Aim of the exercise — Only the pictures are omitted; repeat all other data exactly.
[Start of Dataset extract]
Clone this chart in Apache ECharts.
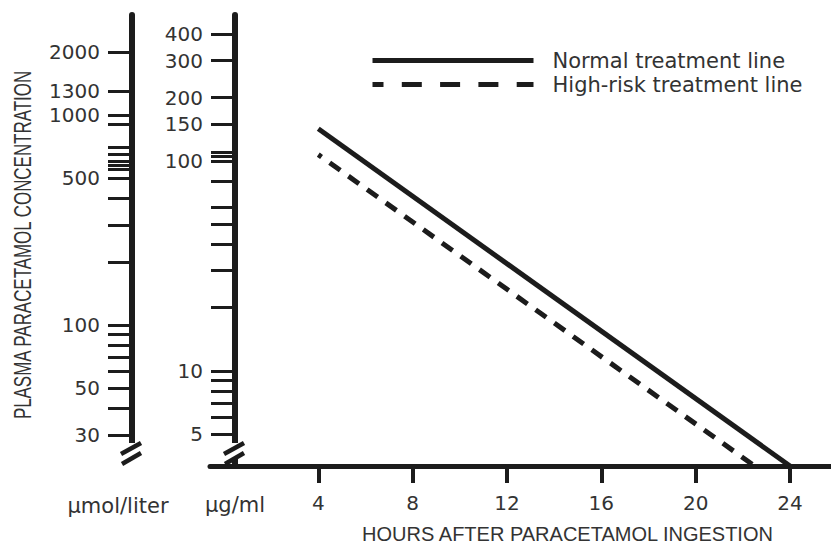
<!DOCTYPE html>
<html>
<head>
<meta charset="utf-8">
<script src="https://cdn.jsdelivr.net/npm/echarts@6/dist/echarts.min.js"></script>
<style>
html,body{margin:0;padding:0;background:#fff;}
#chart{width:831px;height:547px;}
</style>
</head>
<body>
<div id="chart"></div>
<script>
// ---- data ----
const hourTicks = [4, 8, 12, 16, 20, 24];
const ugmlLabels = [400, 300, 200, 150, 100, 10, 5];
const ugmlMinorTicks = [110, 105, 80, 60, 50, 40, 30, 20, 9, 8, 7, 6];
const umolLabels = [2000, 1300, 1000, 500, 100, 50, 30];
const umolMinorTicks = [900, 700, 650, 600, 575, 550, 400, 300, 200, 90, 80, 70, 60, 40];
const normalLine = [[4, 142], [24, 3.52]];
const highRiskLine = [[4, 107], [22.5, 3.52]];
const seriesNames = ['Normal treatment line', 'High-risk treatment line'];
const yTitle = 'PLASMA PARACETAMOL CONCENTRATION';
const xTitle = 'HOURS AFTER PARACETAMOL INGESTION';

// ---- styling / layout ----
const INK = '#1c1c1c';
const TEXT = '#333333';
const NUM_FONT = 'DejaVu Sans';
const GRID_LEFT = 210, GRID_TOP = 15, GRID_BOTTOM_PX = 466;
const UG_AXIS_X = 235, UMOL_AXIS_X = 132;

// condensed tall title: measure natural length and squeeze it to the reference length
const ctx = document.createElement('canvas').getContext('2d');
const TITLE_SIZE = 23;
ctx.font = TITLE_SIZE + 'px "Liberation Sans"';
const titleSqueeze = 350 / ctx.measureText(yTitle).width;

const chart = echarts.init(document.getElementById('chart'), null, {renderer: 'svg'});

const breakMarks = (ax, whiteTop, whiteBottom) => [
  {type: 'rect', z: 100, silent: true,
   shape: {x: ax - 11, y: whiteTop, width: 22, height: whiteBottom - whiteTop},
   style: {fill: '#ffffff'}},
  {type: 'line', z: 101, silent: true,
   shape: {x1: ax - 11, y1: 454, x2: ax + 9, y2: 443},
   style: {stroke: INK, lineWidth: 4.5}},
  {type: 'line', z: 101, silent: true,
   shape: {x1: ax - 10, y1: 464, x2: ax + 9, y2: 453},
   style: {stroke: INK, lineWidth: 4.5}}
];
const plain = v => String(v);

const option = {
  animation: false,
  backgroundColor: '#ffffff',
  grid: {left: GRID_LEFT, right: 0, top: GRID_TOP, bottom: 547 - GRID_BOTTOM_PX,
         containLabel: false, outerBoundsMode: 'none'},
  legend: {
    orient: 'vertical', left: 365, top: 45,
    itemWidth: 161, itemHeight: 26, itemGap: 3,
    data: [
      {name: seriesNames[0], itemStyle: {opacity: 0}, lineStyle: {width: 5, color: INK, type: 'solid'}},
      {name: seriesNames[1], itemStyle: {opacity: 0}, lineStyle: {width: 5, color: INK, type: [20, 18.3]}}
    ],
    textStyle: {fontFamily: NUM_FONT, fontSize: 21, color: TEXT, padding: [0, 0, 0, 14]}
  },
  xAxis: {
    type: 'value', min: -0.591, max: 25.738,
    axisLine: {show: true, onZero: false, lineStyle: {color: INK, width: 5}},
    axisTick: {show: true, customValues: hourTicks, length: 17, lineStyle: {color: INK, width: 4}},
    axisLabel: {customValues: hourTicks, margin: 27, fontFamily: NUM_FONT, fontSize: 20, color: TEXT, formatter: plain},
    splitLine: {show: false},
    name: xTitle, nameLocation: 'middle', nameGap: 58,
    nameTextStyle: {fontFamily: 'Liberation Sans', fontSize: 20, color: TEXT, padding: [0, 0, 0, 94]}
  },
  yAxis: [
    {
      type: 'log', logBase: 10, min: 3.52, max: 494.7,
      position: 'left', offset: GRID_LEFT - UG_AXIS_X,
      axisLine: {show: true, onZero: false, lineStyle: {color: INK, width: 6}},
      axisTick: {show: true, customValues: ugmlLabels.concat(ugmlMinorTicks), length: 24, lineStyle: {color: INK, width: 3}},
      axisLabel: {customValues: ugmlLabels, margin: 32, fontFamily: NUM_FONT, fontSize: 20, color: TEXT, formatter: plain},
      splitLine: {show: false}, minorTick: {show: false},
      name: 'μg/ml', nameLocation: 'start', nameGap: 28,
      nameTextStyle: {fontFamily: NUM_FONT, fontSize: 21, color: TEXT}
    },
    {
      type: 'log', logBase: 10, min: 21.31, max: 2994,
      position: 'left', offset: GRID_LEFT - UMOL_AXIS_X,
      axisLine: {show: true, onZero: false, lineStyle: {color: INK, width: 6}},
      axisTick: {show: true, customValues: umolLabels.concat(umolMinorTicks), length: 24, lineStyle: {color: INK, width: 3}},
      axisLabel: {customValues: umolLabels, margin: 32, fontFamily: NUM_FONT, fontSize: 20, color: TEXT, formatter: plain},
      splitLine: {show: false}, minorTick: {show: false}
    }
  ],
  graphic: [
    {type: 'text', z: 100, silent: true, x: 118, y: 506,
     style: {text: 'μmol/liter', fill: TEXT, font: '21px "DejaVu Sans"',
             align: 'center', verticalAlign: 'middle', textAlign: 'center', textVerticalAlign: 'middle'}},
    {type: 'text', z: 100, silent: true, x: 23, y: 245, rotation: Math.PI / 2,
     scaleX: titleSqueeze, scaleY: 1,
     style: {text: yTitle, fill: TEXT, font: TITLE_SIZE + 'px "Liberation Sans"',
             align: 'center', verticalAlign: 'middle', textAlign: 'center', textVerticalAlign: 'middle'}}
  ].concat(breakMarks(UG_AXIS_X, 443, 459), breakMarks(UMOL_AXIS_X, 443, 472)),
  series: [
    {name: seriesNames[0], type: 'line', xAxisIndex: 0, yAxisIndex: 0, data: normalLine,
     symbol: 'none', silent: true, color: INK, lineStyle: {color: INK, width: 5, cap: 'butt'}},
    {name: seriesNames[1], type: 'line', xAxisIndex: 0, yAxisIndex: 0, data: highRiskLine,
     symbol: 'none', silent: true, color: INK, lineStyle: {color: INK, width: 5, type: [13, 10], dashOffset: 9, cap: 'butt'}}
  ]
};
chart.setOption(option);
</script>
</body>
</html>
[End of Dataset extract]
Response —
Clone this chart in Apache ECharts.
<!DOCTYPE html>
<html>
<head>
<meta charset="utf-8">
<script src="https://cdn.jsdelivr.net/npm/echarts@6/dist/echarts.min.js"></script>
<style>
html,body{margin:0;padding:0;background:#fff;}
#chart{width:831px;height:547px;}
</style>
</head>
<body>
<div id="chart"></div>
<script>
// ---- data ----
const hourTicks = [4, 8, 12, 16, 20, 24];
const ugmlLabels = [400, 300, 200, 150, 100, 10, 5];
const ugmlMinorTicks = [110, 105, 80, 60, 50, 40, 30, 20, 9, 8, 7, 6];
const umolLabels = [2000, 1300, 1000, 500, 100, 50, 30];
const umolMinorTicks = [900, 700, 650, 600, 575, 550, 400, 300, 200, 90, 80, 70, 60, 40];
const normalLine = [[4, 142], [24, 3.52]];
const highRiskLine = [[4, 107], [22.5, 3.52]];
const seriesNames = ['Normal treatment line', 'High-risk treatment line'];
const yTitle = 'PLASMA PARACETAMOL CONCENTRATION';
const xTitle = 'HOURS AFTER PARACETAMOL INGESTION';

// ---- styling / layout ----
const INK = '#1c1c1c';
const TEXT = '#333333';
const NUM_FONT = 'DejaVu Sans';
const GRID_LEFT = 210, GRID_TOP = 15, GRID_BOTTOM_PX = 466;
const UG_AXIS_X = 235, UMOL_AXIS_X = 132;

// condensed tall title: measure natural length and squeeze it to the reference length
const ctx = document.createElement('canvas').getContext('2d');
const TITLE_SIZE = 23;
ctx.font = TITLE_SIZE + 'px "Liberation Sans"';
const titleSqueeze = 350 / ctx.measureText(yTitle).width;

const chart = echarts.init(document.getElementById('chart'), null, {renderer: 'svg'});

const breakMarks = (ax, whiteTop, whiteBottom) => [
  {type: 'rect', z: 100, silent: true,
   shape: {x: ax - 11, y: whiteTop, width: 22, height: whiteBottom - whiteTop},
   style: {fill: '#ffffff'}},
  {type: 'line', z: 101, silent: true,
   shape: {x1: ax - 11, y1: 454, x2: ax + 9, y2: 443},
   style: {stroke: INK, lineWidth: 4.5}},
  {type: 'line', z: 101, silent: true,
   shape: {x1: ax - 10, y1: 464, x2: ax + 9, y2: 453},
   style: {stroke: INK, lineWidth: 4.5}}
];
const plain = v => String(v);

const option = {
  animation: false,
  backgroundColor: '#ffffff',
  grid: {left: GRID_LEFT, right: 0, top: GRID_TOP, bottom: 547 - GRID_BOTTOM_PX,
         containLabel: false, outerBoundsMode: 'none'},
  legend: {
    orient: 'vertical', left: 365, top: 45,
    itemWidth: 161, itemHeight: 26, itemGap: 3,
    data: [
      {name: seriesNames[0], itemStyle: {opacity: 0}, lineStyle: {width: 5, color: INK, type: 'solid'}},
      {name: seriesNames[1], itemStyle: {opacity: 0}, lineStyle: {width: 5, color: INK, type: [20, 18.3]}}
    ],
    textStyle: {fontFamily: NUM_FONT, fontSize: 21, color: TEXT, padding: [0, 0, 0, 14]}
  },
  xAxis: {
    type: 'value', min: -0.591, max: 25.738,
    axisLine: {show: true, onZero: false, lineStyle: {color: INK, width: 5}},
    axisTick: {show: true, customValues: hourTicks, length: 17, lineStyle: {color: INK, width: 4}},
    axisLabel: {customValues: hourTicks, margin: 27, fontFamily: NUM_FONT, fontSize: 20, color: TEXT, formatter: plain},
    splitLine: {show: false},
    name: xTitle, nameLocation: 'middle', nameGap: 58,
    nameTextStyle: {fontFamily: 'Liberation Sans', fontSize: 20, color: TEXT, padding: [0, 0, 0, 94]}
  },
  yAxis: [
    {
      type: 'log', logBase: 10, min: 3.52, max: 494.7,
      position: 'left', offset: GRID_LEFT - UG_AXIS_X,
      axisLine: {show: true, onZero: false, lineStyle: {color: INK, width: 6}},
      axisTick: {show: true, customValues: ugmlLabels.concat(ugmlMinorTicks), length: 24, lineStyle: {color: INK, width: 3}},
      axisLabel: {customValues: ugmlLabels, margin: 32, fontFamily: NUM_FONT, fontSize: 20, color: TEXT, formatter: plain},
      splitLine: {show: false}, minorTick: {show: false},
      name: 'μg/ml', nameLocation: 'start', nameGap: 28,
      nameTextStyle: {fontFamily: NUM_FONT, fontSize: 21, color: TEXT}
    },
    {
      type: 'log', logBase: 10, min: 21.31, max: 2994,
      position: 'left', offset: GRID_LEFT - UMOL_AXIS_X,
      axisLine: {show: true, onZero: false, lineStyle: {color: INK, width: 6}},
      axisTick: {show: true, customValues: umolLabels.concat(umolMinorTicks), length: 24, lineStyle: {color: INK, width: 3}},
      axisLabel: {customValues: umolLabels, margin: 32, fontFamily: NUM_FONT, fontSize: 20, color: TEXT, formatter: plain},
      splitLine: {show: false}, minorTick: {show: false}
    }
  ],
  graphic: [
    {type: 'text', z: 100, silent: true, x: 118, y: 506,
     style: {text: 'μmol/liter', fill: TEXT, font: '21px "DejaVu Sans"',
             align: 'center', verticalAlign: 'middle', textAlign: 'center', textVerticalAlign: 'middle'}},
    {type: 'text', z: 100, silent: true, x: 23, y: 245, rotation: Math.PI / 2,
     scaleX: titleSqueeze, scaleY: 1,
     style: {text: yTitle, fill: TEXT, font: TITLE_SIZE + 'px "Liberation Sans"',
             align: 'center', verticalAlign: 'middle', textAlign: 'center', textVerticalAlign: 'middle'}}
  ].concat(breakMarks(UG_AXIS_X, 443, 459), breakMarks(UMOL_AXIS_X, 443, 472)),
  series: [
    {name: seriesNames[0], type: 'line', xAxisIndex: 0, yAxisIndex: 0, data: normalLine,
     symbol: 'none', silent: true, color: INK, lineStyle: {color: INK, width: 5, cap: 'butt'}},
    {name: seriesNames[1], type: 'line', xAxisIndex: 0, yAxisIndex: 0, data: highRiskLine,
     symbol: 'none', silent: true, color: INK, lineStyle: {color: INK, width: 5, type: [13, 10], dashOffset: 9, cap: 'butt'}}
  ]
};
chart.setOption(option);
</script>
</body>
</html>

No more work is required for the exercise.